Not Left Alone with the Inner Light

May 18, 2011

Christianity came into the world firstly in order to assert with violence that a man had not only to look inwards, but to look outwards, to behold with astonishment and enthusiasm a divine company and a divine captain. The only fun of being a Christian was that a man was not left alone with the Inner Light, but definitely recognized an outer light, fair as the sun, clear as the moon, terrible as an army with banners.

G. K. Chesterton, Orthodoxy (New York: Doubleday, 1990), 76.


The Pertinence of Theology

May 16, 2011

The pertinence of theology consists in making the exposition of revelation its exclusive task.

Karl Barth, Church Dogmatics, II/1, trans. T. H. L. Parker, W. B. Johnson, Harold Knight, J. L. M. Haire, eds. G. W. Bromiley and T.F. Torrance (Edinburgh: T&T Clark, 1957), 203.

Zadie Smith on Reading

May 10, 2011

But the problem with readers, the idea we’ve been given of reading is that the model of a reader is the person watching a film, or watching television. So the greatest principal is, ‘I should sit here and be entertained.’ And the more classical model is the idea of a reader as an amateur musician. An amateur musician who sits at the piano, has a piece of music, which is the work, made by somebody they don’t know who they probably couldn’t comprehend entirely, and they have to use their skills to play this piece of music. The greater the skill, the greater the gift that you give the artist and the artist gives you. That’s an incredibly unfashionable idea of reading. And yet when you practice reading, and you work at a text, it can only give you what you put into it. It’s an old moral, but it’s completely true.

Zadie Smith

Hostile gods are false gods

May 10, 2011

For according to the Word which He Himself has spoken in His supreme and final work, there is no other God. All other gods, all gods which are hostile to man, are false gods.

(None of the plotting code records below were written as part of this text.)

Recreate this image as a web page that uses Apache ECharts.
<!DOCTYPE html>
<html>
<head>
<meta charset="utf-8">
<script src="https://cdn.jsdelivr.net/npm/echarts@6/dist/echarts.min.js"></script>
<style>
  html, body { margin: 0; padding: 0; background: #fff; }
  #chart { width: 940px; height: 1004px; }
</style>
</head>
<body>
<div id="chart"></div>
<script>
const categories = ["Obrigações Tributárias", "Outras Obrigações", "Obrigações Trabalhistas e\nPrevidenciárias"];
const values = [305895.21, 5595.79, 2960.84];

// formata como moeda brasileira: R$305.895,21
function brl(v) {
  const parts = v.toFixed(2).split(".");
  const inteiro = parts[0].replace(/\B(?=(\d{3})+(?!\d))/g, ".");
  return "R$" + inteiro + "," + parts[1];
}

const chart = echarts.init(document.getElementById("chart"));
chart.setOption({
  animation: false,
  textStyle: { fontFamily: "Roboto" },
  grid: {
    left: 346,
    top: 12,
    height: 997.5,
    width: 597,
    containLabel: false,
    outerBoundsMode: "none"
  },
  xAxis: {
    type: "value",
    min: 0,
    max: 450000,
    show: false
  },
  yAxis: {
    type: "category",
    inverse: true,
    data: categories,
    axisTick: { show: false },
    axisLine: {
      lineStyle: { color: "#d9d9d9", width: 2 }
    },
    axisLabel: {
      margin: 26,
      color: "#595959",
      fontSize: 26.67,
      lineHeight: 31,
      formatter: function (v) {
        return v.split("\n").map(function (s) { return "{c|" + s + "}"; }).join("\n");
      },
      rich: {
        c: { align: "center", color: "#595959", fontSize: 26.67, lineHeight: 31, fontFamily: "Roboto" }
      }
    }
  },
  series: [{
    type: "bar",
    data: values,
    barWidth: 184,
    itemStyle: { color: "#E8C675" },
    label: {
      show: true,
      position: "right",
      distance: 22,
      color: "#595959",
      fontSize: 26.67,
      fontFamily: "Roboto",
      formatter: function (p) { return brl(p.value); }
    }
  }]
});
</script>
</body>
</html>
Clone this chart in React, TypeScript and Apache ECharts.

Karl Barth, Church Dogmatics, IV/1, trans. G. W. Bromiley, G. W. Bromiley and T.F. Torrance (Edinburgh: T&T Clark, 1956), 38.

Only the Haters Seem Alive

May 6, 2011

Whenever I feel bad, I go to the library and read controversial periodicals. Though I do not know whether I am a liberal or a conservative, I am nevertheless enlivened by the hatred which one bears the other. In fact, this hatred strikes me as one of the few signs of life remaining in the world. This is another thing about the world which is upsidedown: all the friendly and likable people seem dead to me; only the haters seem alive.

Walker Percy, The Moviegoer (New York: Vintage, 1998), 100.

Dogmatic Intolerance

May 2, 2011

It is only where adversaries are opposed with genuine dogmatic intolerance that there is the possibility of genuine and profitable discussion. For it is only there that one confession has something to say to the other.

Karl Barth, Church Dogmatics, I/2, trans. G. W. Bromiley, ed. G. W. Bromiley and T.F. Torrance (Edinburgh: T&T Clark, 1956), 827.

Barth Timeline

May 2, 2011

Thanks to Via Crucis for this Barth Timeline which outlines both the German and English publication dates for most of Barth’s works.

Exegesis and Dogmatics

May 2, 2011

A great post by Ben Myers on the relation between exegesis and dogmatics.

Here’s an excerpt:

In other words, there’s no one-way street from exegesis to dogmatics – the traffic always moves in both directions. And as Bultmann rightly insisted, there can never be a “presuppositionless exegesis,” in which the exegete confronts the text of scripture with a theological blank slate. Theology is always there already – indeed, it’s already inscribed in the texts themselves, and in the whole array of lexical, text-critical and historical tools which are used to translate and interpret these texts. It’s theology all the way down!

Philosophers as Hidden Theologians

December 29, 2010

Every creative philosopher is a hidden theologian (sometimes even a declared theologian).

Paul Tillich, Systematic Theology, Vol. 1 (Chicago: University of Chicago Press, 1951), 25.

Hermann Venema: Definition of Covenant; Covenant of Works

August 8, 2010

A covenant is a voluntary agreement on the part of two or three persons to enter into friendship on certain conditions, or to renew it when broken, and is usually accompanied for the purpose of confirmation by the observance of ceremonies of various kinds.

The covenant of works it is said consisted in the agreement entered into between God and man, according to which the latter by rendering perfect and uninterrupted obedience to the divine commands in his own strength would have secured for himself.

Hermann Venema, Institutes of Theology, trans., Alex W. Brown (Andover: Draper Brothers, 1853), 445-446.